Welcome.  This issue’s cover shows a prototype case for an F-150 Lightning drive unit set up for testing on an auto-clamping fixture.  Like a transmission case, it’s basically a glorified trash can.  The “300” etched on the part indicates that the exposed surface is the 300 face; you can also see a “500” on the face to the right.  All faces on a prismatic part are numbered in the hundreds, and the holes on the 300 face are numbered 301, 302, etc.  Near the front of the part print file is a hole chart with aspirational descriptions of the holes on each face.  If you have a professional interest in drills, this is the first thing you look at, and it’s often an emotional event due to idiotically tight proposed tolerances, dreamed up by Platonists who’ve never even made a birdhouse. 

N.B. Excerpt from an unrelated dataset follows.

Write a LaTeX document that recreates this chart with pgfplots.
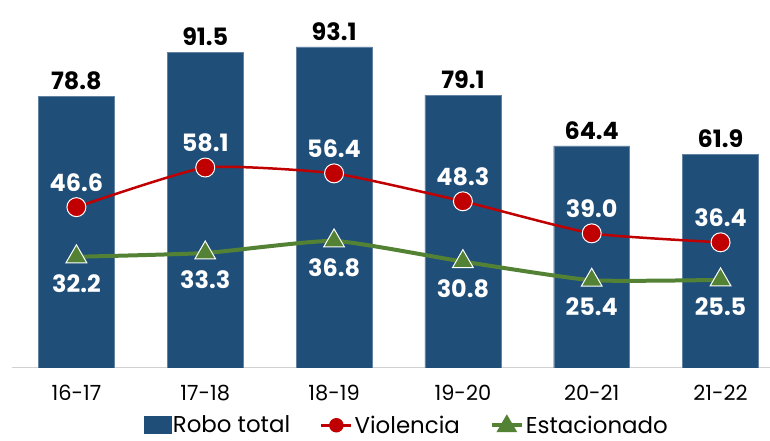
\documentclass[border=0pt]{standalone}
\usepackage{pgfplots}
\pgfplotsset{compat=1.18}
\usepackage{fontspec}
\setmainfont{Poppins}
\definecolor{barblue}{RGB}{31,78,121}
\definecolor{linered}{RGB}{192,0,0}
\definecolor{linegreen}{RGB}{84,130,53}
\begin{document}
\begin{tikzpicture}
\begin{axis}[
    scale only axis,
    width=758bp, height=368bp,
    xmin=-0.5, xmax=5.38,
    ymin=0, ymax=106.7,
    axis x line*=bottom,
    hide y axis,
    x axis line style={draw=black!18, line width=1bp},
    xtick={0,1,2,3,4,5},
    xticklabels={16-17,17-18,18-19,19-20,20-21,21-22},
    xtick style={draw=none},
    xticklabel style={font=\fontsize{21}{23}\selectfont, yshift=-14bp},
    /pgf/number format/.cd, fixed, fixed zerofill, precision=1, assume math mode=true,
    /pgfplots/.cd,
    legend style={at={(0.521,-0.188)}, anchor=south, draw=none, inner sep=0pt,
        legend columns=-1, font=\fontsize{23}{25}\selectfont,
        /tikz/every even column/.append style={column sep=28bp}},
    legend cell align=left,
]
\addplot[ybar, bar width=76bp, fill=barblue, draw=barblue!70!white,
    area legend,
    legend image code/.code={\fill[barblue] (0bp,-8bp) rectangle (27bp,9bp);},
    nodes near coords,
    every node near coord/.append style={font=\bfseries\fontsize{24}{26}\selectfont, black, anchor=south, yshift=3bp}]
    coordinates {(0,78.8) (1,91.5) (2,93.1) (3,79.1) (4,64.4) (5,61.9)};
\addlegendentry{Robo total}

\addplot[linered, line width=2.5bp, smooth, tension=0.3,
    mark=*, mark size=9.5bp, mark options={fill=linered, draw=white, line width=1bp},
    legend image code/.code={\draw[linered, line width=2.5bp] (0bp,0bp) -- (30bp,0bp);
        \fill[linered] (15bp,0bp) circle (6bp);},
    nodes near coords,
    every node near coord/.append style={font=\bfseries\fontsize{24}{26}\selectfont, white, anchor=south, yshift=12bp}]
    coordinates {(0,46.6) (1,58.1) (2,56.4) (3,48.3) (4,39.0) (5,36.4)};
\addlegendentry{Violencia}

\addplot[linegreen, line width=4bp, smooth, tension=0.3,
    mark=triangle*, mark size=12bp, mark options={fill=linegreen, draw=white, line width=1bp},
    legend image code/.code={\draw[linegreen, line width=4bp] (0bp,0bp) -- (30bp,0bp);
        \fill[linegreen] (8bp,-5bp) -- (22bp,-5bp) -- (15bp,7bp) -- cycle;},
    nodes near coords,
    every node near coord/.append style={font=\bfseries\fontsize{24}{26}\selectfont, white, anchor=north, yshift=-14bp}]
    coordinates {(0,32.2) (1,33.3) (2,36.8) (3,30.8) (4,25.4) (5,25.5)};
\addlegendentry{Estacionado}
\end{axis}
\path ([shift={(-12bp,-73bp)}]current axis.south west) rectangle (current axis.north east);
\end{tikzpicture}
\end{document}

Test parts are always painted so that people will know not to send them to assembly to be put in a car.  Usually they’re red but this one is blue, no doubt for some advanced engineering reason such as a shortage of red spray paint in the crib.  Incidentally, if you have a mid-90s Camaro that pulls to the right a little, it might be from some test steering knuckles I drilled that mysteriously disappeared on the way to the measurement room.

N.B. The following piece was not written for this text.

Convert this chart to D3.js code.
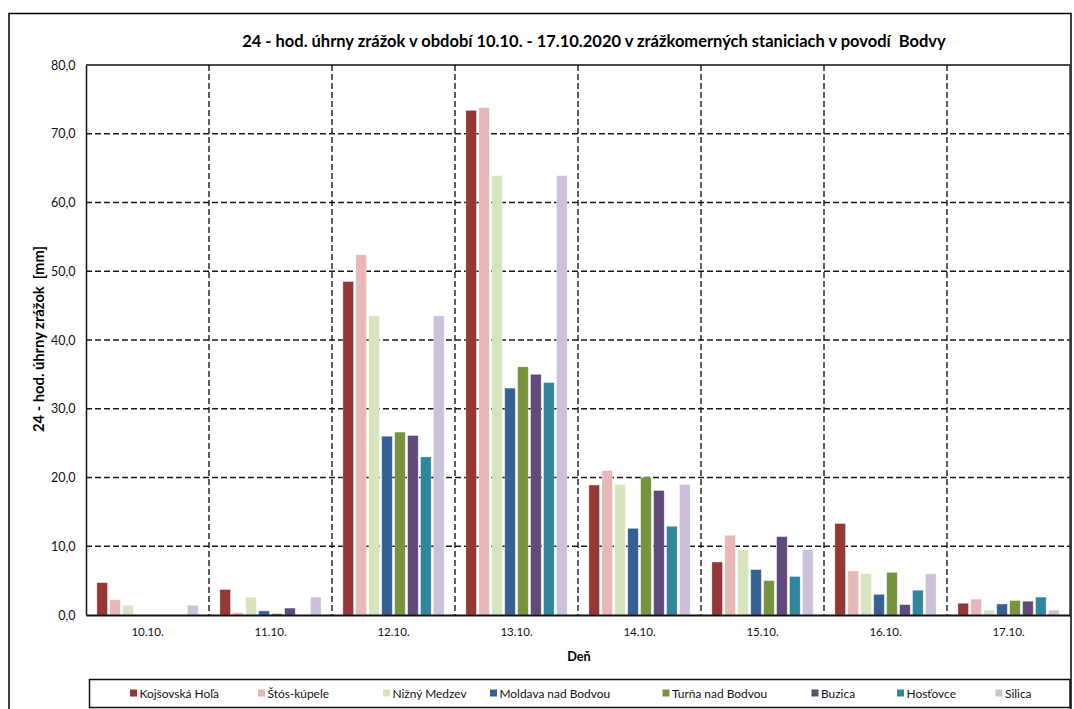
<!DOCTYPE html>
<html>
<head>
<meta charset="utf-8">
<script src="https://cdn.jsdelivr.net/npm/d3@7"></script>
<style>
  html, body { margin: 0; padding: 0; background: #fff; }
  svg { display: block; font-family: Lato, "Open Sans", sans-serif; }
  text { white-space: pre; }
</style>
</head>
<body>
<svg id="chart" width="1074" height="709"></svg>
<script>
// ---- Data ----
const categories = ["10.10.", "11.10.", "12.10.", "13.10.", "14.10.", "15.10.", "16.10.", "17.10."];
const seriesNames = ["Kojšovská Hoľa", "Štós-kúpele", "Nižný Medzev", "Moldava nad Bodvou", "Turňa nad Bodvou", "Buzica", "Hosťovce", "Silica"];
const kojsovskaHola = [4.7, 3.7, 48.5, 73.4, 18.9, 7.7, 13.3, 1.7];
const stosKupele    = [2.2, 0.35, 52.4, 73.8, 21.0, 11.6, 6.4, 2.3];
const niznyMedzev   = [1.4, 2.6, 43.5, 63.9, 19.0, 9.5, 6.0, 0.7];
const moldava       = [0, 0.6, 26.0, 33.0, 12.6, 6.6, 3.0, 1.6];
const turna         = [0, 0.2, 26.6, 36.1, 20.0, 5.0, 6.2, 2.1];
const buzica        = [0, 1.0, 26.1, 35.0, 18.1, 11.4, 1.5, 2.0];
const hostovce      = [0, 0, 23.0, 33.8, 12.9, 5.6, 3.6, 2.6];
const silica        = [1.4, 2.6, 43.5, 63.9, 19.0, 9.5, 6.0, 0.7];
const yTicks = [0, 10, 20, 30, 40, 50, 60, 70, 80];
const colors = ["#953735", "#E6B9B8", "#D7E4BD", "#376092", "#77933C", "#604A7B", "#31859C", "#CCC1DA"];

const chartTitle = "24 - hod. úhrny zrážok v období 10.10. - 17.10.2020 v zrážkomerných staniciach v povodí  Bodvy";
const yTitle = "24 - hod. úhrny zrážok  [mm]";
const xTitle = "Deň";

const seriesValues = [kojsovskaHola, stosKupele, niznyMedzev, moldava, turna, buzica, hostovce, silica];

// ---- Layout ----
const svg = d3.select("#chart");
const plot = { left: 86, right: 1070, top: 65, bottom: 615 };

// fit font-size so a sample text reaches a target width
function fitSize(text, target, weight, base) {
  const t = svg.append("text").attr("font-size", base).attr("font-weight", weight).text(text);
  const w = t.node().getComputedTextLength();
  t.remove();
  return w > 0 ? base * target / w : base;
}
const titleSize = fitSize(chartTitle, 704, "bold", 14);
const yTitleSize = fitSize(yTitle, 186, "bold", 12);
const xTitleSize = fitSize(xTitle, 23.5, "bold", 12);
const yTickSize = fitSize("80,0", 24.6, "normal", 12);
const xTickSize = fitSize("10.10.", 32.3, "normal", 12);
const legendSize = fitSize("Kojšovská Hoľa", 79.5, "normal", 12);

// outer border
svg.append("rect")
  .attr("x", 9).attr("y", 13.5)
  .attr("width", 1062).attr("height", 710)
  .attr("fill", "none").attr("stroke", "#000").attr("stroke-width", 1.5);

const x0 = d3.scaleBand().domain(categories).range([plot.left, plot.right]).padding(0);
const catPad = 9.7;
const x1 = d3.scaleBand().domain(d3.range(seriesNames.length))
  .range([catPad, x0.bandwidth() - catPad]).padding(0);
const y = d3.scaleLinear().domain([0, 80]).range([plot.bottom, plot.top]);

// horizontal dashed gridlines
svg.append("g").selectAll("line")
  .data(yTicks.filter(d => d > 0 && d < 80))
  .join("line")
  .attr("x1", plot.left).attr("x2", plot.right)
  .attr("y1", d => y(d)).attr("y2", d => y(d))
  .attr("stroke", "#1a1a1a").attr("stroke-width", 1.4)
  .attr("stroke-dasharray", "6,3");

// vertical dashed category separators
svg.append("g").selectAll("line")
  .data(categories.slice(1))
  .join("line")
  .attr("x1", d => x0(d)).attr("x2", d => x0(d))
  .attr("y1", plot.top).attr("y2", plot.bottom)
  .attr("stroke", "#1a1a1a").attr("stroke-width", 1.4)
  .attr("stroke-dasharray", "6,3");

// bars
const barData = [];
categories.forEach((c, ci) => {
  seriesValues.forEach((vals, si) => {
    barData.push({ cat: c, s: si, v: vals[ci] });
  });
});
svg.append("g").selectAll("rect")
  .data(barData.filter(d => d.v > 0))
  .join("rect")
  .attr("x", d => x0(d.cat) + x1(d.s) + 1.2)
  .attr("width", x1.bandwidth() - 2.4)
  .attr("y", d => y(d.v))
  .attr("height", d => y(0) - y(d.v))
  .attr("fill", d => colors[d.s])
  .attr("stroke", "#fff").attr("stroke-opacity", 0.35).attr("stroke-width", 0.8);

// plot frame: top & right solid
svg.append("line").attr("x1", plot.left).attr("x2", plot.right).attr("y1", plot.top).attr("y2", plot.top)
  .attr("stroke", "#111").attr("stroke-width", 1.5);
svg.append("line").attr("x1", plot.right).attr("x2", plot.right).attr("y1", plot.top).attr("y2", plot.bottom)
  .attr("stroke", "#333").attr("stroke-width", 1.5);

// y axis
const fmt = d => d3.format(".1f")(d).replace(".", ",");
const yAxis = d3.axisLeft(y).tickValues(yTicks).tickFormat(fmt).tickSize(0).tickPadding(10.5);
const gy = svg.append("g").attr("transform", `translate(${plot.left},0)`).call(yAxis);
gy.select(".domain").attr("stroke", "#111").attr("stroke-width", 1.5);
gy.selectAll("text").attr("font-size", yTickSize).attr("fill", "#111").attr("font-family", "Lato, sans-serif");

// x axis
const xAxis = d3.axisBottom(x0).tickSize(0).tickPadding(13);
const gx = svg.append("g").attr("transform", `translate(0,${plot.bottom})`).call(xAxis);
gx.select(".domain").attr("stroke", "#111").attr("stroke-width", 2);
gx.selectAll("text").attr("font-size", xTickSize).attr("fill", "#111").attr("font-family", "Lato, sans-serif");

// titles
svg.append("text")
  .attr("x", 594).attr("y", 47)
  .attr("text-anchor", "middle")
  .attr("font-size", titleSize).attr("font-weight", "bold").attr("fill", "#000")
  .text(chartTitle);

svg.append("text")
  .attr("transform", "translate(44,339) rotate(-90)")
  .attr("text-anchor", "middle")
  .attr("font-size", yTitleSize).attr("font-weight", "bold").attr("fill", "#000")
  .text(yTitle);

svg.append("text")
  .attr("x", 579).attr("y", 661)
  .attr("text-anchor", "middle")
  .attr("font-size", xTitleSize).attr("font-weight", "bold").attr("fill", "#000")
  .text(xTitle);

// legend
const legendX = [130, 258, 383, 490, 662.5, 811.5, 897, 995.5];
svg.append("rect")
  .attr("x", 89.5).attr("y", 679.5).attr("width", 980.5).attr("height", 28)
  .attr("fill", "#fff").attr("stroke", "#111").attr("stroke-width", 1.5);
const lg = svg.append("g").selectAll("g")
  .data(seriesNames)
  .join("g")
  .attr("transform", (d, i) => `translate(${legendX[i]},693)`);
lg.append("rect").attr("x", 0).attr("y", -3.5).attr("width", 7).attr("height", 7)
  .attr("fill", (d, i) => colors[i]);
lg.append("text").attr("x", 9.5).attr("y", 4.5)
  .attr("font-size", legendSize).attr("fill", "#111")
  .text(d => d);
</script>
</body>
</html>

The drive unit machining launch team worked on machines in our shop to fine-tune things while equipment was being installed in the plant.  I wasn’t involved except as a consultant on tooling and vibration issues.  Everyone in the car business is always in a hurry, and as you turn up the speed on machines you can get unstable vibrations in the structure unless you first characterize the dynamics of the system, which requires uncommon instrumentation and training.  Aside from a crash that destroyed a machine spindle it was an uneventful project.  The launch team attracted a steady stream of sales reps, so we weren’t short of donuts.  I would sometimes tell a sales rep with a box of donuts that their main competitor had brought steak sandwiches the day before.                   

My plans for future covers are as follows:  2025 will feature internal combustion powertrain or driveline components (block, head, transmission case or axle carrier), 2026 will cover non-automotive projects from my aimless wandering period (plus maskmaking during the pandemic), 2027 will showcase machine shop and tool room folk art, and 2028 will be the Year of the Gear, a celebration of the exceptional beauty of gear cutting machinery.  I’ll worry about the covers after 2028 if Pulsebeat is still in business and I’m still the editor. 

The classical prototype for these notes is Extracts from Chordal’s Letters, the Odyssey of machine shop literature.  (There is no Iliad, although Rivethead has some Homeric passages.)  The reading period for Pulsebeat 10, which will be posted in January 2025, begins October 1.  Until January, enjoy the wonderful poems in this issue.